▶ _Supplied data_:
* * *

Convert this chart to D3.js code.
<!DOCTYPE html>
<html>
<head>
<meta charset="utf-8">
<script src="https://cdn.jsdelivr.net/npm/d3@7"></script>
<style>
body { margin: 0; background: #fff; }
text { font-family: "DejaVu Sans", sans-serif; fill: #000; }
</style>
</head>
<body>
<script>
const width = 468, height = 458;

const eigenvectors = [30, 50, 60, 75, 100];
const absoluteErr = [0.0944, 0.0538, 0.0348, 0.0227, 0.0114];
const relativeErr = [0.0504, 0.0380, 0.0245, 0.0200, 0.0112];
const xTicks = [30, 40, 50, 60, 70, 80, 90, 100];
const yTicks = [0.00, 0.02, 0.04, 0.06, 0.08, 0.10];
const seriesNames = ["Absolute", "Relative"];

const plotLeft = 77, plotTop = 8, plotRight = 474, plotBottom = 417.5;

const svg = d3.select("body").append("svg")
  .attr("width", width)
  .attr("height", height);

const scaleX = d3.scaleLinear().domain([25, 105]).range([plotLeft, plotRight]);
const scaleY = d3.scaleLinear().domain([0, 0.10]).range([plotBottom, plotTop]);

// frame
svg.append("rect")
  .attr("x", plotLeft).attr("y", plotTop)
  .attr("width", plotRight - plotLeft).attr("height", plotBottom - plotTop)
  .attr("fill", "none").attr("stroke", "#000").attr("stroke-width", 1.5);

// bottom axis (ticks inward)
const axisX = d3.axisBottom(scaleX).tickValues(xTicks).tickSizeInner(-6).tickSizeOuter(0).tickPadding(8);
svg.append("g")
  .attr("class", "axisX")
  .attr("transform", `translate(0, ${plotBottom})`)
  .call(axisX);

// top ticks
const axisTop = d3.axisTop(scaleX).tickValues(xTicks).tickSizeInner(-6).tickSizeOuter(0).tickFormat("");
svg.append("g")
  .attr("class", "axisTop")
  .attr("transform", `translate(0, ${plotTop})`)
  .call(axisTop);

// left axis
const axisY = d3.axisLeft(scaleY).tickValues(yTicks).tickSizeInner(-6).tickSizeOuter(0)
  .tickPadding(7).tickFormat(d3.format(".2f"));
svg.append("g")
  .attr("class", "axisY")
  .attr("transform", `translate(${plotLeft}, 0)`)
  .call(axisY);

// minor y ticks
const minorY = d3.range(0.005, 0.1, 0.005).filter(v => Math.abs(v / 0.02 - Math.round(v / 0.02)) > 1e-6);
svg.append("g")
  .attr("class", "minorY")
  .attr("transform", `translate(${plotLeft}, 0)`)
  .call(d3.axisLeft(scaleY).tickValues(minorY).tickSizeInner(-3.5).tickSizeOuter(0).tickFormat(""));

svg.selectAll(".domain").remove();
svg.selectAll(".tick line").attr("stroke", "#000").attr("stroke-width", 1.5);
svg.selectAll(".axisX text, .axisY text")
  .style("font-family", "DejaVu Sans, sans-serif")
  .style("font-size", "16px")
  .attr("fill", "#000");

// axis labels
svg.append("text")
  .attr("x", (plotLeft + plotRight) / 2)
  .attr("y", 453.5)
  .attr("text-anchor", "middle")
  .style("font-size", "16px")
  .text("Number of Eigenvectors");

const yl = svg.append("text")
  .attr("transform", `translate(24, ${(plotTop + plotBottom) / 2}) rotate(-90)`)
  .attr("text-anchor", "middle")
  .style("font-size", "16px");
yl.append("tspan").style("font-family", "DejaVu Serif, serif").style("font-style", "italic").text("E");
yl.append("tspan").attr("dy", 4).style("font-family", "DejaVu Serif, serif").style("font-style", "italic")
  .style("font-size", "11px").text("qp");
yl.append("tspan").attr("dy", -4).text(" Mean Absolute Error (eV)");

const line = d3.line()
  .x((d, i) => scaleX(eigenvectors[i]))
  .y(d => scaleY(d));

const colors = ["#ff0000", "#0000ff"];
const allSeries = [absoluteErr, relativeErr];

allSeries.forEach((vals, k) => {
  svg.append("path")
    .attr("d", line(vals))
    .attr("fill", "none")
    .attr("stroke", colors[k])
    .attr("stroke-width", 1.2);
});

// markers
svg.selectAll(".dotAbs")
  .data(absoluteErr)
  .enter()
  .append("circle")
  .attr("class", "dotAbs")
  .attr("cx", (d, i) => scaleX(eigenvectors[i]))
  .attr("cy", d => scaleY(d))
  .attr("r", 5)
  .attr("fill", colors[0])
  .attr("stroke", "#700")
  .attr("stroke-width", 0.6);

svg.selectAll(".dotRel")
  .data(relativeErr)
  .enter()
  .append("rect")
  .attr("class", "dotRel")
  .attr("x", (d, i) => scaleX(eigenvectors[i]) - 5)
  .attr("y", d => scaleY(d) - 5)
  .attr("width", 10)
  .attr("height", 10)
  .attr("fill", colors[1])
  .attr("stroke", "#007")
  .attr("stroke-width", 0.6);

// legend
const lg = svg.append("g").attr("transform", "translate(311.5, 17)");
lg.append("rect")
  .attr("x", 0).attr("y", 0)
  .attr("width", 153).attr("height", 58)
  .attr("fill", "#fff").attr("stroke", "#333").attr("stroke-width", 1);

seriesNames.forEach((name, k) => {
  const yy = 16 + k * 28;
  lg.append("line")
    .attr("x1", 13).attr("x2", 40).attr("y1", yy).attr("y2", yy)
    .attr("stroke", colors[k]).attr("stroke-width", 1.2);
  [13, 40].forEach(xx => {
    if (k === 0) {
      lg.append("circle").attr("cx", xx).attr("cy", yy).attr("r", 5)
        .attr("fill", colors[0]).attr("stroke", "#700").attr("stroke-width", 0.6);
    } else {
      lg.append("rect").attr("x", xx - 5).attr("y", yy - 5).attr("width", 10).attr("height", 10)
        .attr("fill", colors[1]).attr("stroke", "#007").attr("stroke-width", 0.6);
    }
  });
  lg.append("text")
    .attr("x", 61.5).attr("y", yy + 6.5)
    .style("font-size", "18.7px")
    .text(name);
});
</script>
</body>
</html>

* * *

▶ _Written problem_:
Quote exactly the opening line of the material above and every line after it, up to and including the line that contains "const width = 468, height = 458;".

▶ _Answer to this problem_:
Convert this chart to D3.js code.
<!DOCTYPE html>
<html>
<head>
<meta charset="utf-8">
<script src="https://cdn.jsdelivr.net/npm/d3@7"></script>
<style>
body { margin: 0; background: #fff; }
text { font-family: "DejaVu Sans", sans-serif; fill: #000; }
</style>
</head>
<body>
<script>
const width = 468, height = 458;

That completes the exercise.